I haven't seen any papers on this, but I'd expect modern coding agents to write ASM that's more correct AND more performant for optimized subroutines than the vast majority of humans. Really, any optimization for something small enough that you can write benchmarks for and measure improvements, automation is going to win.

My thesis is approximately "we don't write assembly because it usually doesn't provide much practical benefit and also it's obnoxious to do". This is in opposition to the thesis "we don't write assembly because computers have surpassed the abilities of all but the best humans and so human intervention would only make the output worse".

I think this is an important point because some people seem to be under the impression that "LLMs can write better code than pretty much all humans" is a necessary prerequisite for "it's usually not worth it for a human to write code", and also operating under the model of "once LLMs write most code, there will be nothing left to do for the people with software development skills".

"once LLMs write most code, there will be nothing left to do for the people with software development skills".

is a mismatch of quantifiers. If LLMs write most code, there's no need for most of the people with those software development skills that are necessary and which LLMs can do well enough. That doesn't say ANYTHING about the software development skills which LLM's cannot do well enough.

I can't tell if you're just saying "LLMs can't do this part well, yet", or if you're asserting that humans have some ability in assembler that LLMs won't match in the foreseeable future.

The point with assembler in drawing the analogy "assembly programmers : optimizing compilers :: programmers-in-general : scaffolded LLMs". The post was not about any particular opinions I have^[1] about how LLMs will or won't interact with assembly code.

As optimizing compilers became popular, assembly programmers found that their particular skill of writing assembly code from scratch was largely obsolete. They didn't generally beome unemployed as result though. Instead, many of the incidental skills they picked up along the way^[2] went from."incidental side skill" to "main value proposition".

^{^}
I do have such opinions, namely "LLMs mostly won't write as for basically the same reasons humans don't write much asm". But that opinion isn't super relevant here.
^{^}
e.g. knowing how to read a crash dump or which memory access patterns are good or just general skill at translating high-level descriptions of program behavior into a good data model and code the correctly operate on those data structures

I don't know what the analogue is here. Better scaffolding? More capable LLM?

Fine tuning on examples of doing the thing you want, or making sure your new trick gets into datasets? Even more high effort than the compiler version for the amount of improves it?

One implication of this worldview is that as long as there are still some identifiable high-leverage places where humans still write better code than LLMs

I agree (at least on the short term as you point out), but it seems hard to predict what these places will be (and thus hard to prepare for it), and it still seems likely that the market will be tough for the 90% of the programmers that are not experts in the specific niche things AIs are not good at.

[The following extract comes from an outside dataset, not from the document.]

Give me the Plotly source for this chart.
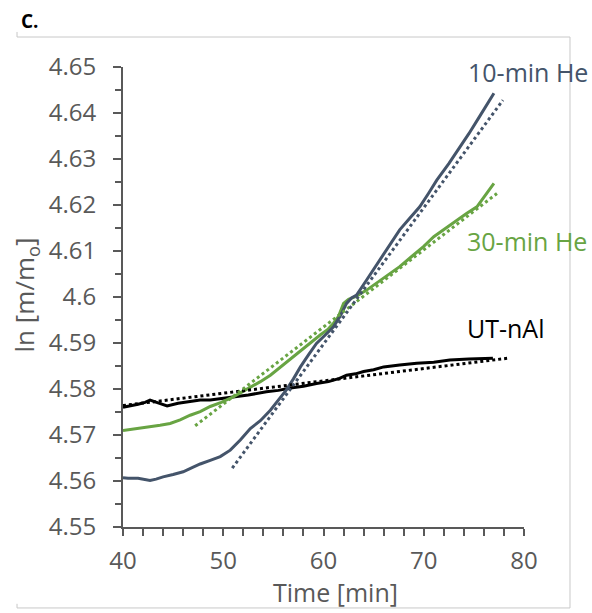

Nitpick on the hashmap example: while I agree that the compiler does not produce optimal code in that case (which may be your main point), there is no need to write assembly to get the speed-up you describe, you can iterate the backing array in C. The compiler may or may not generate SIMD code however, so you may want to use SIMD intrinsics which is very close to assembly.

That's entirely fair. And tbh most of the time I'm looking at a hot loop where the compiler did something dumb, the first question I ask myself is "is there some other way I could write this code so that the compiler will recognize that the more performant code is an option". Compilers are really quite good and fully featured these days, so there usually is some code transformation or pragma or compiler flag that will work for my specific use case.

If we can get SC LLMs, this problem would fade away and the initial quote would become 100% true. Also a SC LLM could directly write optimized code in assembler (that would define hypercoder LLM ? And the end of programing languages ?).